I'd like a new anandtech please.
I’m struggling to justify the cost of a Threadripper (let alone pro!) for a AAA game studio though.
I wonder who can justify these machines. High frequency trading? data science? shouldn’t that be done on servers?
I think the Xeon systems should have worked and that it was actually a motherboard bios issue, but I had seen a photo of it running in a threadripper and prayed I wasn’t digging an even deeper hole.
If you need that in a single system, you gotta pay up. Lower tier SP6 processors are actually pretty reasonably priced, boards are still spendy though.
This is pure market segmentation. If you need that little bit extra, you’re forced to compromise, or to open your wallet big time, and AMD is betting on people who “really” need that slightly extra oomph to pay.

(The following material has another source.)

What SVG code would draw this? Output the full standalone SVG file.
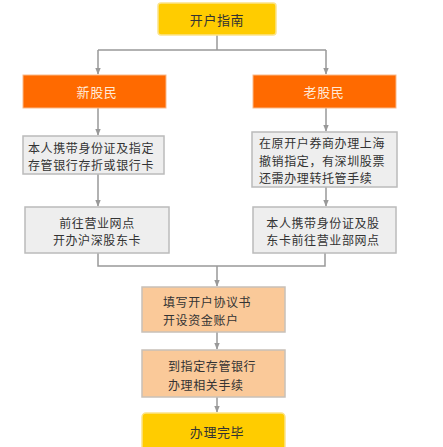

I found it difficult to install ROCm on Fedora 42 but after upgrading to Rawhide it was easy, so I re-tested everything with ROCm vs Vulkan.
Ollama, for some silly reason, doesn't support Vulkan even though I've used a fork many times to get full GPU acceleration with it on Pi, Ampere, and even this AMD system... (moral of the story just stick with llama.cpp).
https://x.com/ollama/status/1952783981000446029
No experimental flag option, no "you can use the fork that works fine but we don't have capacity to support this" just a hard "no, we think it's unreliable". I guess they just want you to drop them and use llama.cpp.
ROCm support is not wonderful. It's certainly worse for an end user to deal with than Vulkan, which usually 'just works'.
Considering they created mantle, you would think it would be the obvious move too.
There was a period in between where AMD basically EOL’d mantle and Vulkan wasn’t even in the works yet.
My conspiracy theory is that it would help if contributors kept the Vulkan Compute proposed support up to date with new Ollama versions; no maintainer wants to deal with out-of-date pull req's.
Great work on this!
I saw mixed results but comments suggest very good performance relative to other at-home setups. Can someone summarize?